◆ **Your instructions**:
Transcribe all of the material below word for word and leave out its pictures.

◆ **Dataset excerpt**:
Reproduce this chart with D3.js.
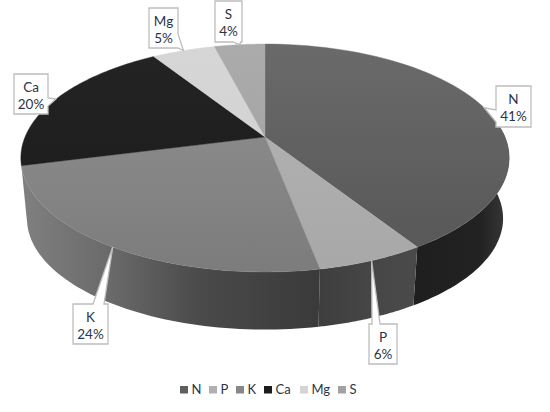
<!DOCTYPE html>
<html><head><meta charset="utf-8">
<script src="https://cdn.jsdelivr.net/npm/d3@7"></script>
<style>html,body{margin:0;padding:0;background:#fff}svg{display:block}text{font-family:Lato,"Open Sans",sans-serif;fill:#2a3548}</style>
</head><body><svg id="c" width="550" height="412"></svg>
<script>
const categories=["N","P","K","Ca","Mg","S"];
const values=[41,6,24,20,5,4];
const labels=["41%","6%","24%","20%","5%","4%"];
const topLight=["#6a6a6a","#b4b4b4","#929292","#242424","#d6d6d6","#ababab"];
const topDark=["#565656","#a8a8a8","#7c7c7c","#191919","#cfcfcf","#a0a0a0"];
const legendColor=["#5f5f5f","#b0b0b0","#878787","#1d1d1d","#d4d4d4","#a2a2a2"];
const legendX=[180,209,236,264,300,338];
// label box: [x0,y0,x1,y1], side carrying the leader, base start, base end
const boxes=[[496,86,531,127,"left",110,122],[369,324,397,364,"top",372,380],[73,304,108,344,"top",93,104],[14,74,48,114,"right",98,106],[149,8,178,48,"right",34,48],[215,1,242,42,"bottom",233,241]];

const svg=d3.select("#c");
const cx=265,cy=137,c=0.1842,a=240,b=110.1,depth=61,shrink=0.975;
const project=(t,s=1,dy=0)=>{const u=Math.sin(t),v=-Math.cos(t),w=1-c*v;return [cx+s*a*u/w,cy+dy+s*b*v/w];};
const pie=d3.pie().sort(null)(values);
const line=d3.line();
const arcPts=(t0,t1,s=1,dy=0)=>d3.range(0,61).map(i=>project(t0+(t1-t0)*i/60,s,dy));
const defs=svg.append("defs");

// wall gradient
const wall=[{id:"w0",stops:[[409,"#1e1e1e"],[480,"#222222"],[503,"#343434"]],x0:409,x1:509,t:[pie[0].startAngle,pie[0].endAngle]},
{id:"w1",stops:[[318,"#3e3e3e"],[370,"#464646"],[412,"#4a4a4a"]],x0:318,x1:412,t:[pie[1].startAngle,pie[1].endAngle]},
{id:"w2",stops:[[21,"#808080"],[110,"#6a6a6a"],[200,"#4a4a4a"],[320,"#3a3a3a"]],x0:21,x1:320,t:[pie[2].startAngle,pie[2].endAngle]}];
wall.forEach(w=>{
  const g=defs.append("linearGradient").attr("id",w.id).attr("gradientUnits","userSpaceOnUse").attr("x1",w.x0).attr("x2",w.x1).attr("y1",0).attr("y2",0);
  w.stops.forEach(s=>g.append("stop").attr("offset",(s[0]-w.x0)/(w.x1-w.x0)).attr("stop-color",s[1]));
});
pie.forEach((d,i)=>{
  const g=defs.append("linearGradient").attr("id","t"+i).attr("gradientUnits","userSpaceOnUse").attr("x1",0).attr("x2",0).attr("y1",44).attr("y2",272);
  g.append("stop").attr("offset",0).attr("stop-color",topLight[i]);
  g.append("stop").attr("offset",1).attr("stop-color",topDark[i]);
});
// side walls: front portion of each visible slice
const wallSpan=[[Math.PI/2-0.05,pie[0].endAngle],[pie[1].startAngle,pie[1].endAngle],[pie[2].startAngle,pie[2].endAngle]];
wall.forEach((w,i)=>{
  const [t0,t1]=wallSpan[i];
  const pts=arcPts(t0,t1).concat(arcPts(t0,t1,shrink,depth).reverse());
  svg.append("path").attr("d",line(pts)+"Z").attr("fill",`url(#${w.id})`);
});
// top face
pie.forEach((d,i)=>{
  const pts=[[cx,cy]].concat(arcPts(d.startAngle,d.endAngle));
  svg.append("path").attr("d",line(pts)+"Z").attr("fill",`url(#t${i})`).attr("stroke",`url(#t${i})`).attr("stroke-width",0.4);
});
// callouts
pie.forEach((d,i)=>{
  const [x0,y0,x1,y1,side,p,q]=boxes[i];
  const tip=project((d.startAngle+d.endAngle)/2);
  let pts;
  if(side==="left") pts=[[x0,y0],[x1,y0],[x1,y1],[x0,y1],[x0,q],tip,[x0,p]];
  if(side==="right") pts=[[x0,y0],[x1,y0],[x1,p],tip,[x1,q],[x1,y1],[x0,y1]];
  if(side==="top") pts=[[x0,y0],[p,y0],tip,[q,y0],[x1,y0],[x1,y1],[x0,y1]];
  if(side==="bottom") pts=[[x0,y0],[x1,y0],[x1,y1],[q,y1],tip,[p,y1],[x0,y1]];
  svg.append("path").attr("d",line(pts)+"Z").attr("fill","#fff").attr("stroke","#bdbdbd").attr("stroke-width",1.3);
  const mx=(x0+x1)/2;
  svg.append("text").attr("x",mx).attr("y",y0+18).attr("text-anchor","middle").attr("font-size",13.5).text(categories[i]);
  svg.append("text").attr("x",mx).attr("y",y0+35).attr("text-anchor","middle").attr("font-size",13.5).text(labels[i]);
});
// legend
categories.forEach((n,i)=>{
  svg.append("rect").attr("x",legendX[i]).attr("y",386).attr("width",8).attr("height",7.5).attr("fill",legendColor[i]);
  svg.append("text").attr("x",legendX[i]+11.5).attr("y",394).attr("font-size",13).text(n);
});
</script></body></html>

◆ **Correct answer**:
Reproduce this chart with D3.js.
<!DOCTYPE html>
<html><head><meta charset="utf-8">
<script src="https://cdn.jsdelivr.net/npm/d3@7"></script>
<style>html,body{margin:0;padding:0;background:#fff}svg{display:block}text{font-family:Lato,"Open Sans",sans-serif;fill:#2a3548}</style>
</head><body><svg id="c" width="550" height="412"></svg>
<script>
const categories=["N","P","K","Ca","Mg","S"];
const values=[41,6,24,20,5,4];
const labels=["41%","6%","24%","20%","5%","4%"];
const topLight=["#6a6a6a","#b4b4b4","#929292","#242424","#d6d6d6","#ababab"];
const topDark=["#565656","#a8a8a8","#7c7c7c","#191919","#cfcfcf","#a0a0a0"];
const legendColor=["#5f5f5f","#b0b0b0","#878787","#1d1d1d","#d4d4d4","#a2a2a2"];
const legendX=[180,209,236,264,300,338];
// label box: [x0,y0,x1,y1], side carrying the leader, base start, base end
const boxes=[[496,86,531,127,"left",110,122],[369,324,397,364,"top",372,380],[73,304,108,344,"top",93,104],[14,74,48,114,"right",98,106],[149,8,178,48,"right",34,48],[215,1,242,42,"bottom",233,241]];

const svg=d3.select("#c");
const cx=265,cy=137,c=0.1842,a=240,b=110.1,depth=61,shrink=0.975;
const project=(t,s=1,dy=0)=>{const u=Math.sin(t),v=-Math.cos(t),w=1-c*v;return [cx+s*a*u/w,cy+dy+s*b*v/w];};
const pie=d3.pie().sort(null)(values);
const line=d3.line();
const arcPts=(t0,t1,s=1,dy=0)=>d3.range(0,61).map(i=>project(t0+(t1-t0)*i/60,s,dy));
const defs=svg.append("defs");

// wall gradient
const wall=[{id:"w0",stops:[[409,"#1e1e1e"],[480,"#222222"],[503,"#343434"]],x0:409,x1:509,t:[pie[0].startAngle,pie[0].endAngle]},
{id:"w1",stops:[[318,"#3e3e3e"],[370,"#464646"],[412,"#4a4a4a"]],x0:318,x1:412,t:[pie[1].startAngle,pie[1].endAngle]},
{id:"w2",stops:[[21,"#808080"],[110,"#6a6a6a"],[200,"#4a4a4a"],[320,"#3a3a3a"]],x0:21,x1:320,t:[pie[2].startAngle,pie[2].endAngle]}];
wall.forEach(w=>{
  const g=defs.append("linearGradient").attr("id",w.id).attr("gradientUnits","userSpaceOnUse").attr("x1",w.x0).attr("x2",w.x1).attr("y1",0).attr("y2",0);
  w.stops.forEach(s=>g.append("stop").attr("offset",(s[0]-w.x0)/(w.x1-w.x0)).attr("stop-color",s[1]));
});
pie.forEach((d,i)=>{
  const g=defs.append("linearGradient").attr("id","t"+i).attr("gradientUnits","userSpaceOnUse").attr("x1",0).attr("x2",0).attr("y1",44).attr("y2",272);
  g.append("stop").attr("offset",0).attr("stop-color",topLight[i]);
  g.append("stop").attr("offset",1).attr("stop-color",topDark[i]);
});
// side walls: front portion of each visible slice
const wallSpan=[[Math.PI/2-0.05,pie[0].endAngle],[pie[1].startAngle,pie[1].endAngle],[pie[2].startAngle,pie[2].endAngle]];
wall.forEach((w,i)=>{
  const [t0,t1]=wallSpan[i];
  const pts=arcPts(t0,t1).concat(arcPts(t0,t1,shrink,depth).reverse());
  svg.append("path").attr("d",line(pts)+"Z").attr("fill",`url(#${w.id})`);
});
// top face
pie.forEach((d,i)=>{
  const pts=[[cx,cy]].concat(arcPts(d.startAngle,d.endAngle));
  svg.append("path").attr("d",line(pts)+"Z").attr("fill",`url(#t${i})`).attr("stroke",`url(#t${i})`).attr("stroke-width",0.4);
});
// callouts
pie.forEach((d,i)=>{
  const [x0,y0,x1,y1,side,p,q]=boxes[i];
  const tip=project((d.startAngle+d.endAngle)/2);
  let pts;
  if(side==="left") pts=[[x0,y0],[x1,y0],[x1,y1],[x0,y1],[x0,q],tip,[x0,p]];
  if(side==="right") pts=[[x0,y0],[x1,y0],[x1,p],tip,[x1,q],[x1,y1],[x0,y1]];
  if(side==="top") pts=[[x0,y0],[p,y0],tip,[q,y0],[x1,y0],[x1,y1],[x0,y1]];
  if(side==="bottom") pts=[[x0,y0],[x1,y0],[x1,y1],[q,y1],tip,[p,y1],[x0,y1]];
  svg.append("path").attr("d",line(pts)+"Z").attr("fill","#fff").attr("stroke","#bdbdbd").attr("stroke-width",1.3);
  const mx=(x0+x1)/2;
  svg.append("text").attr("x",mx).attr("y",y0+18).attr("text-anchor","middle").attr("font-size",13.5).text(categories[i]);
  svg.append("text").attr("x",mx).attr("y",y0+35).attr("text-anchor","middle").attr("font-size",13.5).text(labels[i]);
});
// legend
categories.forEach((n,i)=>{
  svg.append("rect").attr("x",legendX[i]).attr("y",386).attr("width",8).attr("height",7.5).attr("fill",legendColor[i]);
  svg.append("text").attr("x",legendX[i]+11.5).attr("y",394).attr("font-size",13).text(n);
});
</script></body></html>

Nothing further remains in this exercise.